### DATA
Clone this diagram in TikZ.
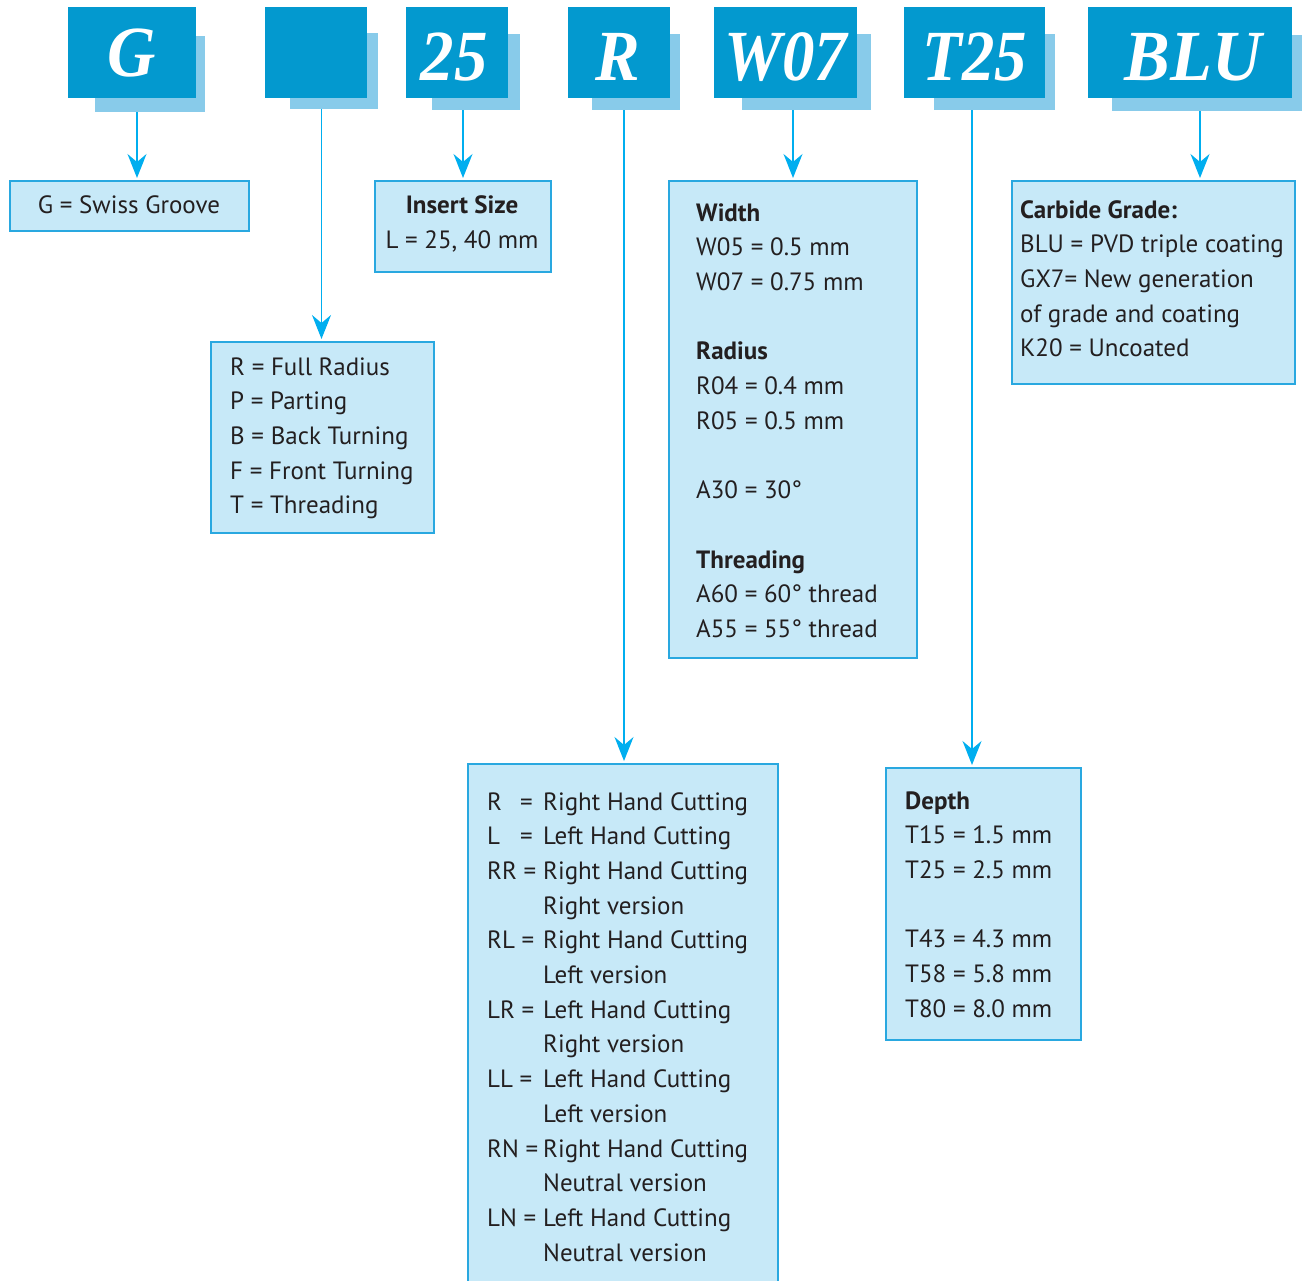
\documentclass[tikz,border=0pt]{standalone}
\usepackage{fontspec}
\setmainfont{PT Sans}
\newfontfamily\hdrfont{Liberation Serif}
\usetikzlibrary{arrows.meta}
\definecolor{hdark}{HTML}{0399CF}
\definecolor{hshadow}{HTML}{88CBEA}
\definecolor{bfill}{HTML}{C7E9F8}
\definecolor{bline}{HTML}{29A8E0}
\definecolor{arrc}{HTML}{00AEEF}
\definecolor{txtc}{HTML}{231F20}
\newcommand\codecol[1]{\makebox[56pt][l]{#1}}
\newcommand\onecode[1]{\makebox[33pt][l]{#1}=}
\begin{document}
\begin{tikzpicture}[x=1pt,y=-1pt,
 dark/.style={fill=hdark, draw=none, inner sep=0pt, anchor=north west},
 shad/.style={fill=hshadow, draw=none, inner sep=0pt, anchor=north west},
 hlet/.style={text=white, font=\fontsize{72}{72}\hdrfont\bfseries\itshape, inner sep=0pt, anchor=base},
 infobox/.style={fill=bfill, draw=bline, line width=1.5pt, inner sep=0pt, anchor=north west},
 txt/.style={text=txtc, font=\fontsize{25}{34.7}\selectfont, inner sep=0pt, anchor=base west},
 ctxt/.style={txt, anchor=base},
 conn/.style={draw=arrc, line width=1.4pt, shorten >=2pt, -{Stealth[length=24pt,width=19pt,inset=8pt]}}
]
\useasboundingbox (0,0) rectangle (1303,1280);
% ---- header blocks ----
\node[shad, minimum width=110pt, minimum height=76pt] (sG) at (95,36) {};
\node[dark, minimum width=128pt, minimum height=91pt] (dG) at (68,7) {};
\node[hlet] (lG) at (132,76) {\scalebox{0.93}[1]{G}};

\node[shad, minimum width=88pt, minimum height=76pt] (sBl) at (290,33) {};
\node[dark, minimum width=102pt, minimum height=91pt] (dBl) at (265,7) {};

\node[shad, minimum width=88pt, minimum height=76pt] (s25) at (432,34) {};
\node[dark, minimum width=102pt, minimum height=91pt] (d25) at (406,7) {};
\node[hlet] (l25) at (454,80) {\scalebox{0.93}[1]{25}};

\node[shad, minimum width=88pt, minimum height=76pt] (sR) at (592,34) {};
\node[dark, minimum width=102pt, minimum height=91pt] (dR) at (568,7) {};
\node[hlet] (lR) at (618,80) {\scalebox{0.93}[1]{R}};

\node[shad, minimum width=129pt, minimum height=76pt] (sW) at (742,34) {};
\node[dark, minimum width=143pt, minimum height=91pt] (dW) at (714,7) {};
\node[hlet] (lW) at (786,80) {\scalebox{0.9}[1]{W07}};

\node[shad, minimum width=121pt, minimum height=76pt] (sT) at (934,34) {};
\node[dark, minimum width=141pt, minimum height=91pt] (dT) at (904,7) {};
\node[hlet] (lT) at (975,80) {\scalebox{0.9}[1]{T25}};

\node[shad, minimum width=190pt, minimum height=76pt] (sB) at (1112,35) {};
\node[dark, minimum width=204pt, minimum height=91pt] (dB) at (1088,7) {};
\node[hlet] (lB) at (1193,80) {\scalebox{0.95}[1]{BLU}};

% ---- info boxes ----
\node[infobox, minimum width=239pt, minimum height=50pt] (bG) at (9,180) {};
\node[infobox, minimum width=176pt, minimum height=91pt] (bIns) at (374,180) {};
\node[infobox, minimum width=223pt, minimum height=191pt] (bBl) at (210,341) {};
\node[infobox, minimum width=248pt, minimum height=477pt] (bW) at (668,180) {};
\node[infobox, minimum width=283pt, minimum height=203pt] (bC) at (1011,180) {};
\node[infobox, minimum width=310pt, minimum height=530pt] (bR) at (467,763) {};
\node[infobox, minimum width=195pt, minimum height=272pt] (bD) at (885,767) {};

% ---- connectors ----
\draw[conn] (sG.south -| 137,0) -- (bG.north -| 137,0);
\draw[conn] (sBl.south -| 321.5,0) -- (bBl.north -| 321.5,0);
\draw[conn] (s25.south -| 463,0) -- (bIns.north -| 463,0);
\draw[conn] (sR.south -| 624,0) -- (bR.north -| 624,0);
\draw[conn] (sW.south -| 793,0) -- (bW.north -| 793,0);
\draw[conn] (sT.south -| 972,0) -- (bD.north -| 972,0);
\draw[conn] (sB.south -| 1200,0) -- (bC.north -| 1200,0);

% ---- texts ----
\node[ctxt] (tG) at (129,213) {G = Swiss Groove};
\node[ctxt] (tIns0) at (462,213) {\bfseries Insert Size};
\node[ctxt] (tIns1) at (462,248) {L = 25, 40 mm};

\foreach \n/\t in {0/{R = Full Radius},1/{P = Parting},2/{B = Back Turning},3/{F = Front Turning},4/{T = Threading}}
  \node[txt] (tBl-\n) at (230,375+34.7*\n) {\t};

\foreach \n/\t in {0/{\bfseries Width},1/{W05 = 0.5 mm},2/{W07 = 0.75 mm},4/{\bfseries Radius},5/{R04 = 0.4 mm},6/{R05 = 0.5 mm},8/{A30 = 30°},10/{\bfseries Threading},11/{A60 = 60° thread},12/{A55 = 55° thread}}
  \node[txt] (tW-\n) at (696,221+34.7*\n) {\t};

\foreach \n/\t in {0/{\bfseries Carbide Grade:},1/{BLU = PVD triple coating},2/{GX7= New generation},3/{of grade and coating},4/{K20 = Uncoated}}
  \node[txt] (tC-\n) at (1020,218+34.7*\n) {\t};

\foreach \n/\t in {0/{\bfseries Depth},1/{T15 = 1.5 mm},2/{T25 = 2.5 mm},4/{T43 = 4.3 mm},5/{T58 = 5.8 mm},6/{T80 = 8.0 mm}}
  \node[txt] (tD-\n) at (905,809+34.7*\n) {\t};

\foreach \n/\t in {0/{\codecol{\onecode{R}}Right Hand Cutting},1/{\codecol{\onecode{L}}Left Hand Cutting},
  2/{\codecol{RR =}Right Hand Cutting},3/{\codecol{}Right version},
  4/{\codecol{RL =}Right Hand Cutting},5/{\codecol{}Left version},
  6/{\codecol{LR =}Left Hand Cutting},7/{\codecol{}Right version},
  8/{\codecol{LL =}Left Hand Cutting},9/{\codecol{}Left version},
  10/{\codecol{RN =}Right Hand Cutting},11/{\codecol{}Neutral version},
  12/{\codecol{LN =}Left Hand Cutting},13/{\codecol{}Neutral version}}
  \node[txt] (tR-\n) at (487,810+34.7*\n) {\t};
\end{tikzpicture}
\end{document}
######
_SET EXERCISE_. Go from the first line of the listing to the line holding "(l25) at (454,80)" and, please, transcribe those lines exactly, both included, with no pictures.

_EXERCISE ANSWER_.
Clone this diagram in TikZ.
\documentclass[tikz,border=0pt]{standalone}
\usepackage{fontspec}
\setmainfont{PT Sans}
\newfontfamily\hdrfont{Liberation Serif}
\usetikzlibrary{arrows.meta}
\definecolor{hdark}{HTML}{0399CF}
\definecolor{hshadow}{HTML}{88CBEA}
\definecolor{bfill}{HTML}{C7E9F8}
\definecolor{bline}{HTML}{29A8E0}
\definecolor{arrc}{HTML}{00AEEF}
\definecolor{txtc}{HTML}{231F20}
\newcommand\codecol[1]{\makebox[56pt][l]{#1}}
\newcommand\onecode[1]{\makebox[33pt][l]{#1}=}
\begin{document}
\begin{tikzpicture}[x=1pt,y=-1pt,
 dark/.style={fill=hdark, draw=none, inner sep=0pt, anchor=north west},
 shad/.style={fill=hshadow, draw=none, inner sep=0pt, anchor=north west},
 hlet/.style={text=white, font=\fontsize{72}{72}\hdrfont\bfseries\itshape, inner sep=0pt, anchor=base},
 infobox/.style={fill=bfill, draw=bline, line width=1.5pt, inner sep=0pt, anchor=north west},
 txt/.style={text=txtc, font=\fontsize{25}{34.7}\selectfont, inner sep=0pt, anchor=base west},
 ctxt/.style={txt, anchor=base},
 conn/.style={draw=arrc, line width=1.4pt, shorten >=2pt, -{Stealth[length=24pt,width=19pt,inset=8pt]}}
]
\useasboundingbox (0,0) rectangle (1303,1280);
% ---- header blocks ----
\node[shad, minimum width=110pt, minimum height=76pt] (sG) at (95,36) {};
\node[dark, minimum width=128pt, minimum height=91pt] (dG) at (68,7) {};
\node[hlet] (lG) at (132,76) {\scalebox{0.93}[1]{G}};

\node[shad, minimum width=88pt, minimum height=76pt] (sBl) at (290,33) {};
\node[dark, minimum width=102pt, minimum height=91pt] (dBl) at (265,7) {};

\node[shad, minimum width=88pt, minimum height=76pt] (s25) at (432,34) {};
\node[dark, minimum width=102pt, minimum height=91pt] (d25) at (406,7) {};
\node[hlet] (l25) at (454,80) {\scalebox{0.93}[1]{25}};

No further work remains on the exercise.